Corresponding to each new verse in the song’s numerical add-on progression, Naharin introduces a new emphatic movement gesture, repeated in a domino-like sequence, an electrified current traveling from body to body along a semi-circle of dancers seated in chairs. After each new ascending number in the song and corresponding new gesture, each of the preceding gestures is repeated, paralleling the lyrics, in descending numerical order, something like the song, “The 12 Days of Christmas” in structure. Only Naharin throws in a twist that uses ecstatic dance to evoke both joy and desperation, as the dancers ultimately rip off first hats, then shoes, then jackets, item by item, and throw them into the air until they have undressed down to their skivvies.

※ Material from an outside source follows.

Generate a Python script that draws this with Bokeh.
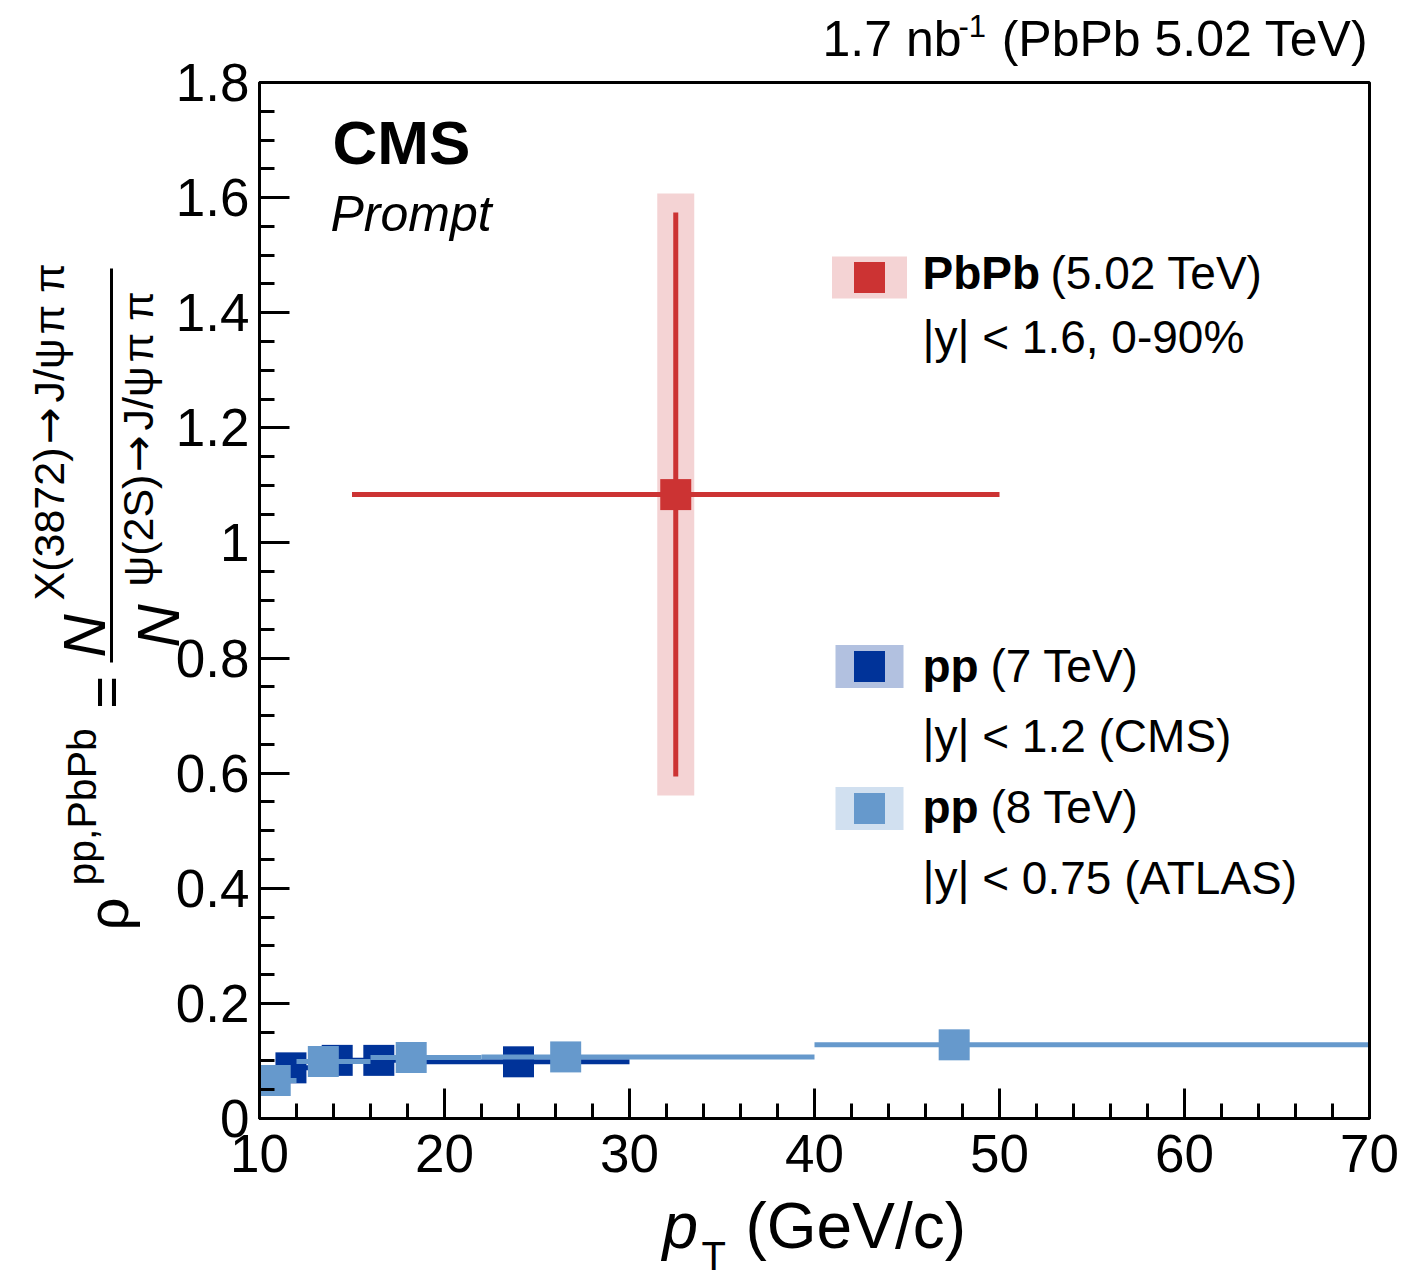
import math
from bokeh.plotting import figure
from bokeh.models import (Label, Arrow, BoxAnnotation, SingleIntervalTicker,
                          CustomJSTickFormatter, LinearAxis, Range1d)
from bokeh.embed import file_html
from bokeh.resources import INLINE

# ---------------- data ----------------
# PbPb 5.02 TeV (CMS)
pbpb_pt = [32.5]
pbpb_ratio = [1.084]
pbpb_pt_lo = [15.0]
pbpb_pt_hi = [50.0]
pbpb_stat = [0.49]
pbpb_syst = [0.523]

# pp 7 TeV (CMS), |y| < 1.2
cms_pt = [11.7, 14.2, 16.45, 24.0]
cms_ratio = [0.088, 0.101, 0.101, 0.0985]
cms_pt_lo = [10.0, 13.5, 15.0, 18.0]
cms_pt_hi = [13.5, 15.0, 18.0, 30.0]

# pp 8 TeV (ATLAS), |y| < 0.75
atlas_pt = [10.85, 13.45, 18.2, 26.55, 47.55]
atlas_ratio = [0.066, 0.099, 0.106, 0.107, 0.128]
atlas_pt_lo = [10.0, 12.0, 16.0, 22.0, 40.0]
atlas_pt_hi = [12.0, 16.0, 22.0, 40.0, 70.0]

x_axis_range = (10, 70)
y_axis_range = (0, 1.8)
x_ticks_interval = 10
y_ticks_interval = 0.2

# ---------------- styling ----------------
RED = "#cc3333"
RED_BOX = "#f4d3d4"
DBLUE = "#003399"
DBLUE_BOX = "#b2c1e0"
LBLUE = "#6699cc"
LBLUE_BOX = "#d1e0f0"
FONT = "Liberation Sans"

W, H = 1412, 1279
# axes box in canvas pixels
FL, FR, FT, FB = 259, 1369, 82, 1118
PPX = (FR - FL) / (x_axis_range[1] - x_axis_range[0])
PPY = (FB - FT) / (y_axis_range[1] - y_axis_range[0])

def X(px):
    return x_axis_range[0] + (px - FL) / PPX

def Y(py):
    return y_axis_range[0] + (FB - py) / PPY

p = figure(width=W, height=H,
           x_range=Range1d(X(0), X(W)), y_range=Range1d(Y(H), Y(0)),
           output_backend="svg", toolbar_location=None,
           min_border=0, min_border_left=0, min_border_right=0,
           min_border_top=0, min_border_bottom=0,
           x_axis_type=None, y_axis_type=None)
p.grid.visible = False
p.outline_line_color = None
p.background_fill_color = "white"
p.border_fill_color = "white"

xaxis = LinearAxis(ticker=SingleIntervalTicker(interval=x_ticks_interval, num_minor_ticks=5),
                   fixed_location=y_axis_range[0], bounds=x_axis_range)
yaxis = LinearAxis(ticker=SingleIntervalTicker(interval=y_ticks_interval, num_minor_ticks=4),
                   formatter=CustomJSTickFormatter(code="return tick.toFixed(1).replace(/\\.0$/, '')"),
                   fixed_location=x_axis_range[0], bounds=y_axis_range)
for ax in (xaxis, yaxis):
    ax.axis_line_width = 3
    ax.axis_line_color = "black"
    ax.major_tick_in = 30
    ax.major_tick_out = 0
    ax.minor_tick_in = 15
    ax.minor_tick_out = 0
    ax.major_tick_line_width = 3
    ax.minor_tick_line_width = 3
    ax.major_tick_line_color = "black"
    ax.minor_tick_line_color = "black"
    ax.major_label_text_font = FONT
    ax.major_label_text_font_size = "53px"
    ax.major_label_text_color = "black"
xaxis.major_label_standoff = 16
yaxis.major_label_standoff = 10
p.add_layout(xaxis, "below")
p.add_layout(yaxis, "left")

# ---------------- data marks ----------------
# PbPb
p.quad(left=[v - 1.0 for v in pbpb_pt], right=[v + 1.0 for v in pbpb_pt],
       bottom=[r - s for r, s in zip(pbpb_ratio, pbpb_syst)],
       top=[r + s for r, s in zip(pbpb_ratio, pbpb_syst)],
       fill_color=RED_BOX, line_color=None)
p.segment(x0=pbpb_pt, x1=pbpb_pt,
          y0=[r - s for r, s in zip(pbpb_ratio, pbpb_stat)],
          y1=[r + s for r, s in zip(pbpb_ratio, pbpb_stat)],
          line_color=RED, line_width=5)
p.segment(x0=pbpb_pt_lo, x1=pbpb_pt_hi, y0=pbpb_ratio, y1=pbpb_ratio,
          line_color=RED, line_width=5)
p.scatter(pbpb_pt, pbpb_ratio, marker="square", size=31, fill_color=RED, line_color=None)

# CMS pp 7 TeV
p.segment(x0=cms_pt_lo, x1=cms_pt_hi, y0=cms_ratio, y1=cms_ratio,
          line_color=DBLUE, line_width=5)
p.scatter(cms_pt, cms_ratio, marker="square", size=31, fill_color=DBLUE, line_color=None)

# ATLAS pp 8 TeV
p.segment(x0=atlas_pt_lo, x1=atlas_pt_hi, y0=atlas_ratio, y1=atlas_ratio,
          line_color=LBLUE, line_width=5)
p.scatter(atlas_pt, atlas_ratio, marker="square", size=31, fill_color=LBLUE, line_color=None)

# axes frame
p.add_layout(BoxAnnotation(left=x_axis_range[0], right=x_axis_range[1],
                           bottom=y_axis_range[0], top=y_axis_range[1],
                           fill_color=None, fill_alpha=0, line_color="black",
                           line_width=3, line_alpha=1.0))

# ---------------- annotations ----------------
K = 0.37  # baseline correction (fraction of font size)

def lab(px, py, text, size, style="normal", align="left", rotated=False, font=FONT):
    if rotated:
        px = px - K * size
        angle = math.pi / 2
    else:
        py = py - K * size
        angle = 0.0
    p.add_layout(Label(x=X(px), y=Y(py), text=text, text_font=font,
                       text_font_size=f"{size}px", text_font_style=style,
                       text_align=align, text_baseline="alphabetic", angle=angle,
                       text_color="black"))

# top right luminosity text
lab(822, 57, "1.7 nb", 50)
lab(958, 37, "-1", 31)
lab(1368, 57, "(PbPb 5.02 TeV)", 50, align="right")

# CMS / Prompt
lab(332, 165, "CMS", 62, style="bold")
lab(330, 232, "Prompt", 50, style="italic")

# x axis title
lab(662, 1249, "p", 64, style="italic")
lab(701, 1270, "T", 40)
lab(745, 1249, "(GeV/c)", 64)

# y axis title (rotated, reads bottom to top)
lab(128, 930, "ρ", 58, rotated=True)
lab(97, 885, "pp,PbPb", 41, rotated=True)
lab(126, 692, "=", 56, align="center", rotated=True)
lab(106, 657, "N", 60, style="italic", rotated=True)
lab(64, 600, "X(3872)", 43, rotated=True)
lab(64, 444, "→", 44, rotated=True, font="DejaVu Sans")
lab(64, 402, "J/ψ", 43, rotated=True)
lab(64, 334, "π π", 43, rotated=True)
lab(180, 647, "N", 60, style="italic", rotated=True)
lab(153, 586, "ψ(2S)", 43, rotated=True)
lab(153, 472, "→", 44, rotated=True, font="DejaVu Sans")
lab(153, 430, "J/ψ", 43, rotated=True)
lab(153, 362, "π π", 43, rotated=True)
p.add_layout(Arrow(x_start=X(111), y_start=Y(268), x_end=X(111), y_end=Y(662),
                   start=None, end=None, line_color="black", line_width=3))

# legend
def swatch(cx, cy, bw, bh, box_color, mk_color):
    p.add_layout(BoxAnnotation(left=X(cx - bw / 2), right=X(cx + bw / 2),
                               bottom=Y(cy + bh / 2), top=Y(cy - bh / 2),
                               fill_color=box_color, fill_alpha=1.0, line_color=None))
    p.add_layout(BoxAnnotation(left=X(cx - 15.5), right=X(cx + 15.5),
                               bottom=Y(cy + 15.5), top=Y(cy - 15.5),
                               fill_color=mk_color, fill_alpha=1.0, line_color=None))

swatch(869, 277, 75, 42, RED_BOX, RED)
swatch(869, 666, 68, 43, DBLUE_BOX, DBLUE)
swatch(869, 808, 68, 43, LBLUE_BOX, LBLUE)

LS = 46
lab(922, 290, "PbPb", LS, style="bold")
lab(1050, 290, "(5.02 TeV)", LS)
lab(922, 354, "|y| < 1.6, 0-90%", LS)
lab(922, 683, "pp", LS, style="bold")
lab(990, 683, "(7 TeV)", LS)
lab(922, 753, "|y| < 1.2 (CMS)", LS)
lab(922, 824, "pp", LS, style="bold")
lab(990, 824, "(8 TeV)", LS)
lab(922, 895, "|y| < 0.75 (ATLAS)", LS)

open("out.html", "w").write(file_html(p, INLINE))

This piece is so powerful in every way, and yet I wonder at the choice to represent Hubbard Street to an unschooled audience with an excerpt that is so specifically defined in its movement idiom. The incredible technical and expressive range that Hubbard Street typically demonstrates could perhaps be more fully appreciated in an excerpt from one of former choreographer-in-residence Alejandro Cerrudo’s signature works. Even so, this dance writer was delighted and moved by “Echad Mi Yodaya” yet again.